The APBGG shall be writing a report to present its findings and will submit this to:

  • to the DCMS Review of the Gambling Act
  • to whichever Minister in BEIS holds responsibility for the oversight of industry regulators
  • publication on the APBGG website to have the report distributed to whoever wants it
  • the CEO of the Gambling Commission who has agreed to attend an invited industry audience meeting of the Group to respond to the report.

Upon extending the deadline of the Investigation, Scott Benton MP, Co-Chair of the Parliamentary All Party Betting & Gaming Group said:

“We have been shocked by two things since we launched this investigation, the sheer scale and severity of evidence that has been submitted to us and the abject terror that the industry has of recriminations by the regulator. Much of our efforts so far have been of assuring operators and their advisors of their anonymity. Without wishing to pre-judge the outcome of our investigation it does appear that this regulator has not been acting like any normal regulator for quite some time.

I would like to take this opportunity to thank those who have submitted evidence of what is showing to be numerous examples of often incredibly tortuous, arbitrary and expensive dealings with the UKGC and reiterate our promise of absolute anonymity to any remaining operators or advisors to submit their experiences without any fear of retribution. As a Group we stand wholeheartedly behind the British gambling industry’s desire to be well regulated by a competent and fair regulator.”

The Parliamentary All-Party Betting & Gaming Group was set up by a group of Parliamentarians, who had taken part in the numerous debates on what would become the Gambling Act 2005. They wished to continue their interest in the British gambling industry and have over the years become respected as some of the most knowledgeable Parliamentarians on the subject.

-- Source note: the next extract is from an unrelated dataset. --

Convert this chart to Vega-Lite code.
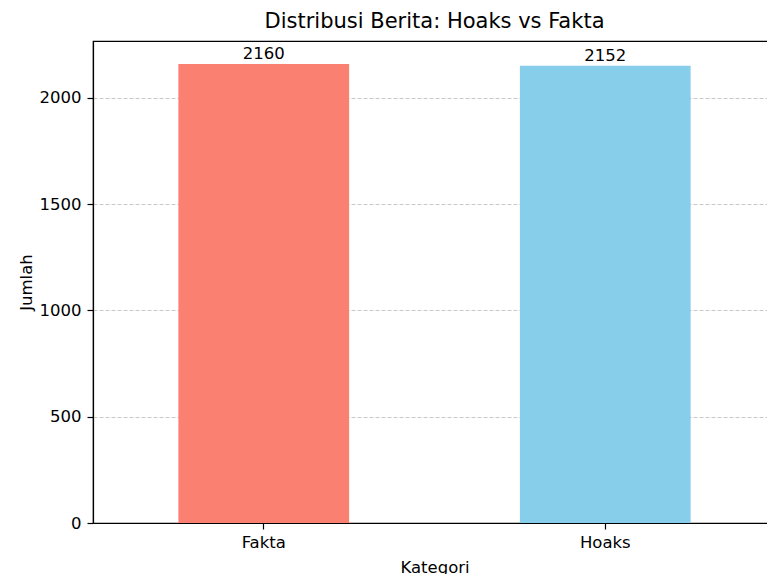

Members of the Group are often the main contributors to any gambling debate in either House and their views are highly regarded in Westminster, Whitehall and Downing Street. The Group maintains a view that gambling should be legal and well-regulated but beyond that, encompasses a wide spectrum of beliefs into the extent and scope of gambling provision that should be allowed. Above all the Group wishes to engage with the stakeholders in the UK gambling industry, learn from them to educate the debate, while maintaining an independence of views.

Notes for Editors:

  1. This is not an official press release of the House of Commons or the House of Lords. It has not been approved by either House or its Committees. All-Party Parliamentary Groups are informal groups of Members of both Houses with a common interest in particular issues.
  2. Press enquiries should be made through the relevant part of the website: https://www.apbgg.org/press-enquirie
  3. Contact details for the Parliamentary All Party Betting & Gaming Group are:
    • Public Enquiry Point: Steve Donoughue. Email: sdonoughue@gamblingconsultant.co.uk
    • Parliamentary Registered Contact: Mr Scott Benton MP, Office of Scott Benton MP, Lancaster House, Amy Johnson Way, Blackpool, FY4 2RP. Tel: 01253 361 350

2.  Asked about Scott Benton’s above-mentioned comments, the Gambling Commission’s CEO, Andrew Rhodes, is quoted in a Racing Post article saying that, in his dealings with operators, he has not had any indications of abject terror that the industry has of recriminations by the regulator”, adding that: “If there are organisations that feel abject terror from the regulator I would be surprised. It’s definitely true there are operators who do not like being on the wrong end of enforcement action so the very easy answer to that is comply with the regulations and it won’t happen.”